Cost savings (short notes)¶

1) Reduce LLM calls per article¶

Today each article can trigger multiple LLM calls (find articles + write summary + dedup/retry). Merging steps or removing redundant checks saves tokens immediately. Biggest savings come from fewer calls.

2) Lower completion limits¶

Set a tighter max_completion_tokens and make prompts shorter. This caps output length, which directly cuts spend. If articles are still OK, keep it low.

3) Stricter dedup + fewer trends¶

Skip items already covered (today + yesterday) more aggressively and reduce DEFAULT_TARGET_TRENDS if needed. Fewer articles = fewer LLM calls.

4) Run less often¶

The workflow runs hourly (6–21). Dropping to every 2–3 hours cuts cost roughly in half or more.

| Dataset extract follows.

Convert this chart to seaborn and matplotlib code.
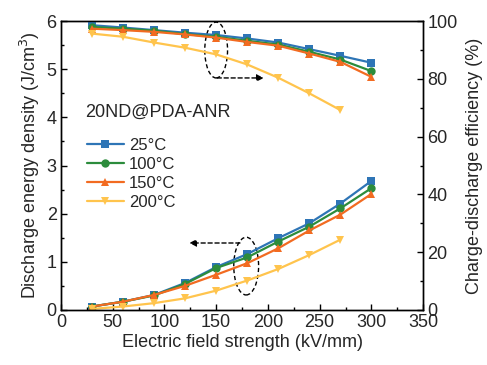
import matplotlib
matplotlib.use("Agg")
import matplotlib.pyplot as plt
from matplotlib.patches import Ellipse
from matplotlib.ticker import MultipleLocator
import seaborn as sns
import pandas as pd

sns.set_theme(style="ticks")
plt.rcParams['font.family'] = ['Liberation Sans', 'DejaVu Sans']

field = [30, 60, 90, 120, 150, 180, 210, 240, 270, 300]
field_200 = [30, 60, 90, 120, 150, 180, 210, 240, 270]
labels = ["25°C", "100°C", "150°C", "200°C"]

energy_25 = [0.07, 0.17, 0.31, 0.56, 0.89, 1.16, 1.49, 1.80, 2.21, 2.68]
energy_100 = [0.07, 0.17, 0.30, 0.54, 0.87, 1.09, 1.42, 1.73, 2.11, 2.53]
energy_150 = [0.07, 0.17, 0.31, 0.50, 0.73, 0.97, 1.28, 1.65, 1.98, 2.41]
energy_200 = [0.02, 0.07, 0.14, 0.24, 0.40, 0.61, 0.85, 1.14, 1.46]

eff_25 = [98.6, 97.8, 96.9, 96.0, 95.2, 94.0, 92.6, 90.3, 88.0, 85.6]
eff_100 = [98.0, 97.4, 96.7, 95.5, 94.6, 93.2, 91.9, 89.4, 86.7, 82.7]
eff_150 = [97.4, 96.9, 96.3, 95.4, 94.3, 92.8, 91.5, 88.8, 85.9, 80.7]
eff_200 = [95.7, 94.6, 92.6, 90.8, 88.5, 85.0, 80.4, 75.0, 69.2]

colors = ["#2E75B6", "#2C8C3C", "#F26B21", "#FFC44D"]
markers = ["s", "o", "^", "v"]

def build(vals_list, xs_list):
    rows = []
    for lab, xs, vals in zip(labels, xs_list, vals_list):
        for x, v in zip(xs, vals):
            rows.append({"E": x, "val": v, "T": lab})
    return pd.DataFrame(rows)

xs_list = [field, field, field, field_200]
df_e = build([energy_25, energy_100, energy_150, energy_200], xs_list)
df_f = build([eff_25, eff_100, eff_150, eff_200], xs_list)

fig = plt.figure(figsize=(4.87, 3.65), dpi=100)
ax = fig.add_axes([0.125, 0.151, 0.744, 0.791])
ax2 = ax.twinx()

fs = 13
for i, lab in enumerate(labels):
    d = df_e[df_e["T"] == lab]
    sns.lineplot(data=d, x="E", y="val", ax=ax, color=colors[i], marker=markers[i],
                 markersize=6, markeredgewidth=0, linewidth=1.6, label=lab, legend=False)
    d2 = df_f[df_f["T"] == lab]
    sns.lineplot(data=d2, x="E", y="val", ax=ax2, color=colors[i], marker=markers[i],
                 markersize=6, markeredgewidth=0, linewidth=1.6, legend=False)

ax.set_xlim(0, 350)
ax.set_ylim(0, 6)
ax2.set_ylim(0, 100)
ax.xaxis.set_major_locator(MultipleLocator(50))
ax.xaxis.set_minor_locator(MultipleLocator(25))
ax.yaxis.set_major_locator(MultipleLocator(1))
ax.yaxis.set_minor_locator(MultipleLocator(0.5))
ax2.yaxis.set_major_locator(MultipleLocator(20))
ax2.yaxis.set_minor_locator(MultipleLocator(10))

for a in (ax, ax2):
    a.tick_params(which="both", direction="in", labelsize=fs, color="black", width=1, pad=3)
    a.tick_params(which="major", length=4)
    a.tick_params(which="minor", length=2)
    for s in a.spines.values():
        s.set_color("black")
        s.set_linewidth(1)

ax.set_xlabel("Electric field strength (kV/mm)", fontsize=fs, labelpad=2)
ax.set_ylabel("Discharge energy density (J/cm$^3$)", fontsize=fs, labelpad=3)
ax2.set_ylabel("Charge-discharge efficiency (%)", fontsize=fs, labelpad=6)

ax.text(23, 4.1, "20ND@PDA-ANR", fontsize=fs, ha="left", va="center")

leg = ax.legend(loc="upper left", bbox_to_anchor=(0.072, 0.597), frameon=False,
                fontsize=12, handlelength=2.2, handletextpad=0.3, labelspacing=0.25,
                borderaxespad=0, borderpad=0)

# annotations
ax.add_patch(Ellipse((150, 5.40), 22, 1.16, fill=False, ls=(0, (3, 2)), lw=1, color="black"))
ax.annotate("", xy=(196, 4.82), xytext=(151, 4.82),
            arrowprops=dict(arrowstyle="-|>", ls=(0, (3, 2)), lw=1, color="black",
                            shrinkA=0, shrinkB=0, mutation_scale=10))
ax.add_patch(Ellipse((179, 0.91), 24, 1.20, fill=False, ls=(0, (3, 2)), lw=1, color="black"))
ax.annotate("", xy=(124, 1.39), xytext=(173, 1.39),
            arrowprops=dict(arrowstyle="-|>", ls=(0, (3, 2)), lw=1, color="black",
                            shrinkA=0, shrinkB=0, mutation_scale=10))

fig.savefig("out.png", dpi=100)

5) Use Batch/Flex tiers (if latency OK)¶

Batch/Flex pricing is cheaper but slower. Good if you don’t need near‑real‑time updates.

6) Cache results¶

If a trend repeats, reuse a previous summary or do a small update instead of full regeneration.

7) Model swap (optional)¶

gpt-5-nano is ~5x cheaper than gpt-5-mini, but quality drops (more errors, weaker reasoning). Only use if you can tolerate lower quality.